@ R Henry: “Sadly Ray is close to the money as …

Comment on Trees on Melanka block no longer sacred? by Alex Hope.

@ R Henry:
“Sadly Ray is close to the money as more than a few projects have been held to ransom.
The final result, once sacred title was granted, was a conversion for money.”
I don’t remember any example which fits this description Mr Henry, perhaps you could provide us with some, and some pointer for where might go for confirmation?

Recent Comments by Alex Hope

Country Liberal Party: custodians ignored on gallery
Thanks to Kieran for this article, and making the point that consultation has to happen before a decision is made, the analogous process after the event is called marketing.
And thanks to Alex Nelson for pointing out the irony of white fellas having the respect for Aboriginal culture to think a national gallery is a good idea, while having no respect for the Aboriginal cultural processes involved in deciding where and what it should be.
Is is such a surprise that there is no immediate consensus amongst the local Aboriginal community about the matter? The rest of us are struggling with it too!
However a fundamental principle is that no Aboriginal person should speak on behalf of another’s country, notwithstanding that they may be a disagreement to be sorted out first about whose country it is.
If the non-Aboriginal people try to subvert that process, they can expect to get it wrong!
And lastly, on a point I have raised several times before, I still have not seen anyone come up with the name of the appropriate national Aboriginal body to give the “national” in the name of the proposed gallery any credibility.


Mparntwe custodians: Lhere Artepe does not speak for us
@ Jack, @ WB: Aren’t you both missing the point here?
If we were talking about a generic structure maybe you might be right.But a national ABORIGINAL art gallery?
Surely it has to have the support of the traditional owners to have any credibility?
What is it about NT governments?
The CLP used to divide and rule and bribe selected Aboriginal people and groups to further their political ends.
Now Labor seems to be pulling the same tricks, find a group and persuade them to support the party line, irrespective of their standing in traditional culture.
For example, I call on Alex Nelson to remind us of the story behind the Aboriginal housing between the Ilpeye Ilpeye town camp and Undoolya Rd.
I forget the details but I’m sure there was shenanigans involved.
And as I have asked before, who has the authority to put “national” next to “Aboriginal” in the name of this gallery?
Not the NT government, that’s for sure.


Gallery: Anzac Oval still the sticking point
What they said….
1.The TO’s, when last I heard, had said they want it south of The Gap; and also
2. Given this potential olive branch offered by the council by shoe-horning a gallery onto the now-desecrated whitefella heritage site of the school, why would the NT government want to spend even more of the taxpayer money we don’t have to relocate the rugby ground?
3. I still don’t get where the “national” in the name comes from. Will local Aboriginal people want to take responsibility for deciding to call such a gallery “national” without a national Aboriginal consensus? Has any effort been made to gain such approval, and if so from which national Aboriginal body with the authority to give it?

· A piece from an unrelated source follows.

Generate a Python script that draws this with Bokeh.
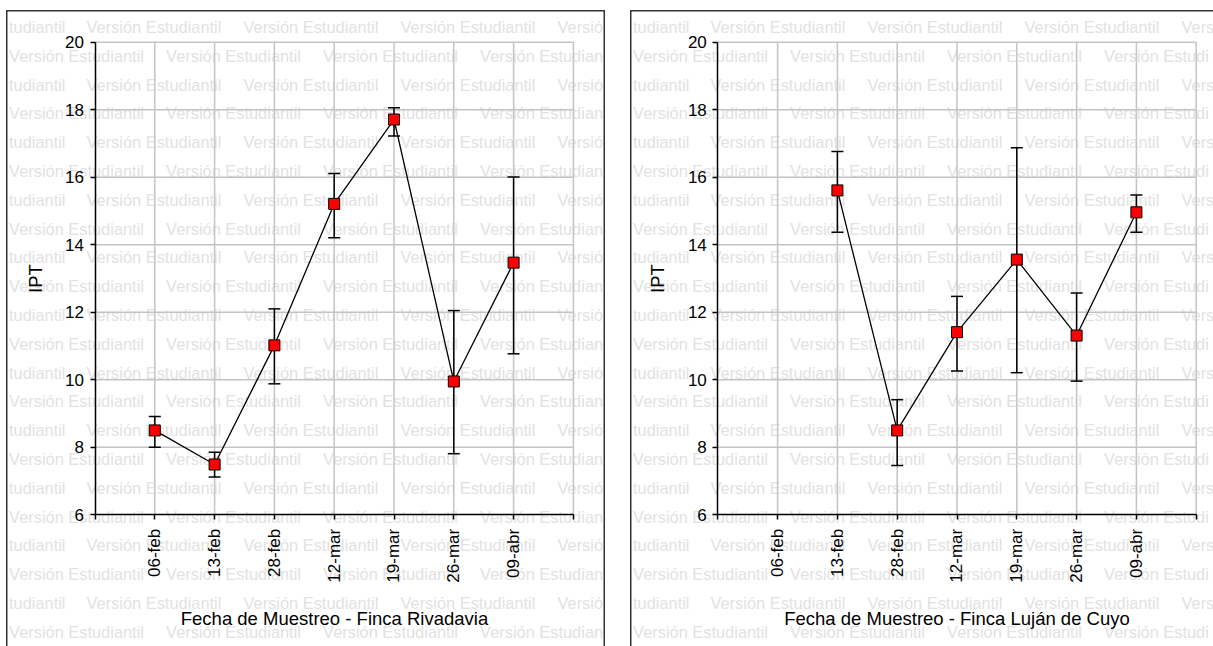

Former Anzac Hill High School: time to take stock
In the days of the CLP government of the 80’s and 90’s it was easy to believe that under a Labor government things would be different, and some pride might be taken in our heritage.
However things have fared little better under the ALP. Memorably we saw the irony of an Aboriginal minister approving the demolition of the whitefella heritage Rieff building (with the charming pressed tin verandah ceiling) on the corner of Hartley and Gregory, to enable the expansion of the Aboriginal-owned Yeperenye Centre. Was this a bit of payback for the wanton destruction of Aboriginal sacred sites around town (eg the Caterpillar tail on Barrett Drive)?
And now we have the apparent childish peevishness of “well you mob don’t want to let us build the (so called) National Aboriginal Art Gallery where we know it should go so guess what we’re going to knock down your old high school so Nyah Nyah Nyah”.
For Goodness’ sakes.
I can’t tell the difference between the CLP Drongos and the ALP ones.
It will make it hard to get out of bed on polling day…


Council cemetery: Seven years of planning, no conclusive result
It is indeed hot and barren at the Memorial Avenue cemetery, so how about building a giant shade structure over the top?
This could be two stories high and be used as, guess what, a National Aboriginal Art Gallery.
There I already lots of car parking available at the Aviation Museum and Araluen Gallery…
Oh, I forgot.
Perhaps the Aboriginal artists and their community might like to be asked where they want a gallery.
Sorry. Stupid idea. I take it back.
But only half as stupid as knocking down a 10 year old, $10m “state of the art” sustainable council chamber to build a gallery.
Though of course that would avoid any arguments about the need to heritage list the Council Chambers in future.
Oh dear oh dear, we really do live in Drongoland.